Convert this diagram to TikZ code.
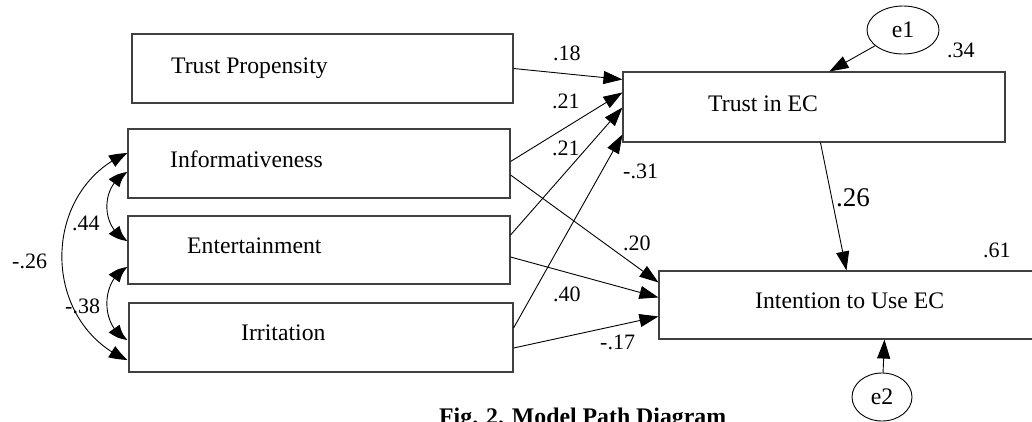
\documentclass[tikz,border=0pt]{standalone}
\usepackage{fontspec}
\setmainfont{Liberation Serif}
\usetikzlibrary{arrows.meta,bending,calc,shapes.geometric}
\begin{document}
\begin{tikzpicture}[x=1pt,y=-1pt,
  box/.style={draw=black!75,line width=1.1pt,rectangle,inner sep=0pt},
  err/.style={draw=black,line width=0.9pt,ellipse,inner sep=0pt},
  lbl/.style={anchor=base west,inner sep=0pt,font=\fontsize{23.7}{28}\selectfont},
  num/.style={anchor=base west,inner sep=0pt,font=\fontsize{22}{26}\selectfont},
  path/.style={draw=black,line width=0.9pt,-{Triangle[length=19pt,width=13pt]}},
  cov/.style={draw=black,line width=0.9pt,{Triangle[length=18pt,width=13pt,bend]}-{Triangle[length=18pt,width=13pt,bend]}}
]
\useasboundingbox (0,0) rectangle (1032,421);
\clip (0,0) rectangle (1032,421);
\fill[white] (0,0) rectangle (1032,421);

% boxes
\node[box,minimum width=381pt,minimum height=69pt] (tp) at (322.5,68.5) {};
\node[box,minimum width=382pt,minimum height=69pt] (inf) at (319,163.5) {};
\node[box,minimum width=382pt,minimum height=68pt] (ent) at (319,250) {};
\node[box,minimum width=384pt,minimum height=69pt] (irr) at (321,337.5) {};
\node[box,minimum width=382pt,minimum height=70pt] (tie) at (814,107) {};
\node[box,minimum width=382pt,minimum height=68pt] (int) at (850,305) {};
\node[err,minimum width=72pt,minimum height=48pt] (e1) at (903,30) {};
\node[err,minimum width=60pt,minimum height=48pt] (e2) at (882,397) {};

% texts
\node[lbl] (ttp) at (171,73) {Trust Propensity};
\node[lbl] (tinf) at (170,167) {Informativeness};
\node[lbl] (tent) at (187,253) {Entertainment};
\node[lbl] (tirr) at (241,340) {Irritation};
\node[lbl] (ttie) at (708,111) {Trust in EC};
\node[lbl] (tint) at (755,308) {Intention to Use EC};
\node[lbl,anchor=center] (te1) at (e1.center) {e1};
\node[lbl,anchor=center] (te2) at (e2.center) {e2};

% endpoints
\coordinate (a1) at ($(tie.north west)+(0,8)$);
\coordinate (a2) at ($(tie.north west)+(0,21)$);
\coordinate (a3) at ($(tie.north west)+(0,36)$);
\coordinate (a4) at ($(tie.north west)+(0,63)$);
\coordinate (b1) at ($(int.north west)+(0,12)$);
\coordinate (b2) at ($(int.north west)+(0,27)$);
\coordinate (b3) at ($(int.north west)+(0,46)$);
\coordinate (s1) at ($(inf.east)+(0,-2)$);
\coordinate (s2) at ($(inf.east)+(0,11.5)$);
\coordinate (s3) at ($(ent.east)+(0,-15)$);
\coordinate (s4) at ($(ent.east)+(0,7)$);
\coordinate (s5) at ($(irr.east)+(0,-9.5)$);
\coordinate (s6) at ($(irr.east)+(0,10.5)$);
\coordinate (tb) at ($(tie.south west)+(198,0)$);
\coordinate (it) at ($(int.north west)+(188,0)$);
\coordinate (tt) at ($(tie.north west)+(207,0)$);
\coordinate (ib) at ($(int.south west)+(226,0)$);

% paths
\draw[path] (tp.east) -- (a1);
\draw[path] (s1) -- (a2);
\draw[path] (s3) -- (a3);
\draw[path] (s5) -- (a4);
\draw[path] (s2) -- (b1);
\draw[path] (s4) -- (b2);
\draw[path] (s6) -- (b3);
\draw[path] (tb) -- (it);
\draw[path] (e1) -- (tt);
\draw[path] (e2) -- (ib);

% covariances
\coordinate (c1) at ($(inf.west)+(0,8.5)$);
\coordinate (c2) at ($(ent.west)+(0,-9)$);
\coordinate (c3) at ($(ent.west)+(0,17)$);
\coordinate (c4) at ($(irr.west)+(-1,2.5)$);
\coordinate (c5) at ($(inf.west)+(0,-10.5)$);
\coordinate (c6) at ($(irr.west)+(-1,22.5)$);
\draw[cov] (c1) .. controls (100,185) and (100,228) .. (c2);
\draw[cov] (c3) .. controls (100,280) and (100,327) .. (c4);
\draw[cov] (c5) .. controls (40,190) and (40,323) .. (c6);

% coefficients
\node[num] (n18) at (553,60) {.18};
\node[num] (n21a) at (552,108) {.21};
\node[num] (n21b) at (552,155) {.21};
\node[num] (n31) at (623,178) {-.31};
\node[num] (n20) at (623,250) {.20};
\node[num] (n40) at (553,301) {.40};
\node[num] (n17) at (600,349) {-.17};
\node[num] (n34) at (947,57) {.34};
\node[num] (n61) at (983,257) {.61};
\node[num,font=\fontsize{27}{30}\selectfont] (n26) at (836,206) {.26};
\node[num] (n44) at (72,230) {.44};
\node[num] (n26b) at (12,268) {-.26};
\node[num] (n38) at (65,313) {-.38};

% caption
\node[anchor=base west,inner sep=0pt,font=\fontsize{23.8}{28}\selectfont\bfseries] (cap) at (439,424) {Fig. 2. Model Path Diagram};
\end{tikzpicture}
\end{document}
====
• WHAT THIS TASK INVOLVES
Repeat the data exactly in full, omitting its pictures.

• REPLY
Convert this diagram to TikZ code.
\documentclass[tikz,border=0pt]{standalone}
\usepackage{fontspec}
\setmainfont{Liberation Serif}
\usetikzlibrary{arrows.meta,bending,calc,shapes.geometric}
\begin{document}
\begin{tikzpicture}[x=1pt,y=-1pt,
  box/.style={draw=black!75,line width=1.1pt,rectangle,inner sep=0pt},
  err/.style={draw=black,line width=0.9pt,ellipse,inner sep=0pt},
  lbl/.style={anchor=base west,inner sep=0pt,font=\fontsize{23.7}{28}\selectfont},
  num/.style={anchor=base west,inner sep=0pt,font=\fontsize{22}{26}\selectfont},
  path/.style={draw=black,line width=0.9pt,-{Triangle[length=19pt,width=13pt]}},
  cov/.style={draw=black,line width=0.9pt,{Triangle[length=18pt,width=13pt,bend]}-{Triangle[length=18pt,width=13pt,bend]}}
]
\useasboundingbox (0,0) rectangle (1032,421);
\clip (0,0) rectangle (1032,421);
\fill[white] (0,0) rectangle (1032,421);

% boxes
\node[box,minimum width=381pt,minimum height=69pt] (tp) at (322.5,68.5) {};
\node[box,minimum width=382pt,minimum height=69pt] (inf) at (319,163.5) {};
\node[box,minimum width=382pt,minimum height=68pt] (ent) at (319,250) {};
\node[box,minimum width=384pt,minimum height=69pt] (irr) at (321,337.5) {};
\node[box,minimum width=382pt,minimum height=70pt] (tie) at (814,107) {};
\node[box,minimum width=382pt,minimum height=68pt] (int) at (850,305) {};
\node[err,minimum width=72pt,minimum height=48pt] (e1) at (903,30) {};
\node[err,minimum width=60pt,minimum height=48pt] (e2) at (882,397) {};

% texts
\node[lbl] (ttp) at (171,73) {Trust Propensity};
\node[lbl] (tinf) at (170,167) {Informativeness};
\node[lbl] (tent) at (187,253) {Entertainment};
\node[lbl] (tirr) at (241,340) {Irritation};
\node[lbl] (ttie) at (708,111) {Trust in EC};
\node[lbl] (tint) at (755,308) {Intention to Use EC};
\node[lbl,anchor=center] (te1) at (e1.center) {e1};
\node[lbl,anchor=center] (te2) at (e2.center) {e2};

% endpoints
\coordinate (a1) at ($(tie.north west)+(0,8)$);
\coordinate (a2) at ($(tie.north west)+(0,21)$);
\coordinate (a3) at ($(tie.north west)+(0,36)$);
\coordinate (a4) at ($(tie.north west)+(0,63)$);
\coordinate (b1) at ($(int.north west)+(0,12)$);
\coordinate (b2) at ($(int.north west)+(0,27)$);
\coordinate (b3) at ($(int.north west)+(0,46)$);
\coordinate (s1) at ($(inf.east)+(0,-2)$);
\coordinate (s2) at ($(inf.east)+(0,11.5)$);
\coordinate (s3) at ($(ent.east)+(0,-15)$);
\coordinate (s4) at ($(ent.east)+(0,7)$);
\coordinate (s5) at ($(irr.east)+(0,-9.5)$);
\coordinate (s6) at ($(irr.east)+(0,10.5)$);
\coordinate (tb) at ($(tie.south west)+(198,0)$);
\coordinate (it) at ($(int.north west)+(188,0)$);
\coordinate (tt) at ($(tie.north west)+(207,0)$);
\coordinate (ib) at ($(int.south west)+(226,0)$);

% paths
\draw[path] (tp.east) -- (a1);
\draw[path] (s1) -- (a2);
\draw[path] (s3) -- (a3);
\draw[path] (s5) -- (a4);
\draw[path] (s2) -- (b1);
\draw[path] (s4) -- (b2);
\draw[path] (s6) -- (b3);
\draw[path] (tb) -- (it);
\draw[path] (e1) -- (tt);
\draw[path] (e2) -- (ib);

% covariances
\coordinate (c1) at ($(inf.west)+(0,8.5)$);
\coordinate (c2) at ($(ent.west)+(0,-9)$);
\coordinate (c3) at ($(ent.west)+(0,17)$);
\coordinate (c4) at ($(irr.west)+(-1,2.5)$);
\coordinate (c5) at ($(inf.west)+(0,-10.5)$);
\coordinate (c6) at ($(irr.west)+(-1,22.5)$);
\draw[cov] (c1) .. controls (100,185) and (100,228) .. (c2);
\draw[cov] (c3) .. controls (100,280) and (100,327) .. (c4);
\draw[cov] (c5) .. controls (40,190) and (40,323) .. (c6);

% coefficients
\node[num] (n18) at (553,60) {.18};
\node[num] (n21a) at (552,108) {.21};
\node[num] (n21b) at (552,155) {.21};
\node[num] (n31) at (623,178) {-.31};
\node[num] (n20) at (623,250) {.20};
\node[num] (n40) at (553,301) {.40};
\node[num] (n17) at (600,349) {-.17};
\node[num] (n34) at (947,57) {.34};
\node[num] (n61) at (983,257) {.61};
\node[num,font=\fontsize{27}{30}\selectfont] (n26) at (836,206) {.26};
\node[num] (n44) at (72,230) {.44};
\node[num] (n26b) at (12,268) {-.26};
\node[num] (n38) at (65,313) {-.38};

% caption
\node[anchor=base west,inner sep=0pt,font=\fontsize{23.8}{28}\selectfont\bfseries] (cap) at (439,424) {Fig. 2. Model Path Diagram};
\end{tikzpicture}
\end{document}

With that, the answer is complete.